Profiling XML Schema
XML Schema is now 5 years old, having matured from a newborn into an active youngster. So what have we learned about this young one's personality? We've always known it was complex. Indeed, the original debate about whether to make it a Recommendation indicated concern. (See Last Word and Questionnaire.) This rich toolset has caused schema designers to wonder which features they should or should not use. If we analyze what people are actually implementing, perhaps we can glean some guidance. I decided to embark on a quest to see if we can put together a profile of XML Schema based on experiences thus far.
A profile is a set of agreed upon practices reflecting the most commonly accepted usage patterns of a given technology. A usage profile of XML Schema would indicate a series of features that are commonly implemented and supported in tools.
The concept of a profile of XML Schema has been debated over the years. In 2004, the Web Services Interoperability Consortium went so far as to charter a work group (PDF) to examine the idea of a formal profile for XML Schema. It led the W3C to hold a Workshop on XML Schema 1.0 User Experiences, where input from many sources was culled into a plan of action. The resultant work in the XML Schema Patterns for Databinding Working Group is ongoing, having recently issued a draft document.
In addition, many industry consortia have issued design guidelines and/or patterns for developing libraries of schemas according to their profile. Having read many of these either formally or informally, they are often explicit about what features of XML Schema are allowed or disallowed. Indeed, tools for addressing enforcement of schema profiles have emerged. Schematron is often used to add additional constraints on top of the ones in a schema. Mindreef's SOAPScope Server has explicit support for creating customizable profiles of schema, offering a standard check box listing of constructs that are enforced in test cases. However, I wondered if there was a cross-industry usage profile.
Strengths and Weaknesses
The first stop in the search for a profile is with an analysis of schema itself. In fact, for some time now, we've known about the pluses and minuses of many schema design techniques, as put together by Roger Costello on his Best Practices website. He has done an excellent job of gathering commentary and opinion from implementers, and assembling it into a cohesive analysis of the benefits and drawbacks of many design criteria. Wise schema designers have referred to this site for years.
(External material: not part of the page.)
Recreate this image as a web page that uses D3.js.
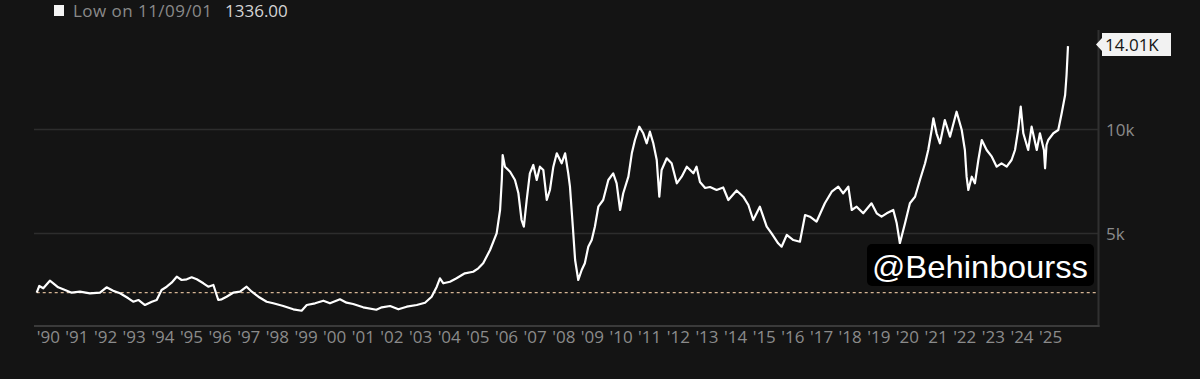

On a practical level, schema designers may also wonder what impact each feature of XML Schema has down the road when it comes time for implementation. Some constructs are ubiquitous and well supported in IDEs and other tools such as code generating software. However, there are some that are not commonly used and can cause problems when coders are confronted with a lack of tool support.
What Are Schema Designers Actually Doing?
In the next phase of my profile quest, I wanted to take what Costello has done a step further and ask: what features of XML Schema are folks actually using? Is there a consensus of opinion on the most common constructs? Are there features schema designers are avoiding? I accumulated data on over 1,400 schemas from numerous standards consortia to see if there is a common XML Schema profile reflecting a consensus of practice.
I focused on consortia schemas thinking that these should reflect a group's consensus of design criteria as well as have a disproportionate impact on the marketplace, as they are standard and implemented many times across a domain. These schemas are also all freely available.
I examined schemas from the following organizations:
- The Open Applications Group (OAGi)
- The Open Travel Alliance (OTA)
- Human Resources XML (HR-XML)
- Chemical Industry Data Exchange (CIDX)
- IMS Global Learning Consortium (IMS)
- Association for Retail Technology Standards (ARTS)
- Mortgage Industry Standards Maintenance Organization (MISMO)
- World Wide Web Consortium (W3C, including mathML)
- Global Justice XML
There are many other consortia that could, and with infinite time would, be added to this analysis.
Many of the more mature tools have a high level of support for XML Schema features. In particular, IDEs that edit schemas have good support even for problematic features such as
xsd:union elements. The problem with tool support comes in two forms. First, some have chosen not to support selected schema constructs. This amounts to a profile by design. Secondly, "best-of-breed" tools can offer support only for the most common schema constructs in their early releases. As the tool matures, it may plan to add support for additional features. I've blogged about tool support of XML Schema and shown references to a few code-generation tools and their publicly available claims of support.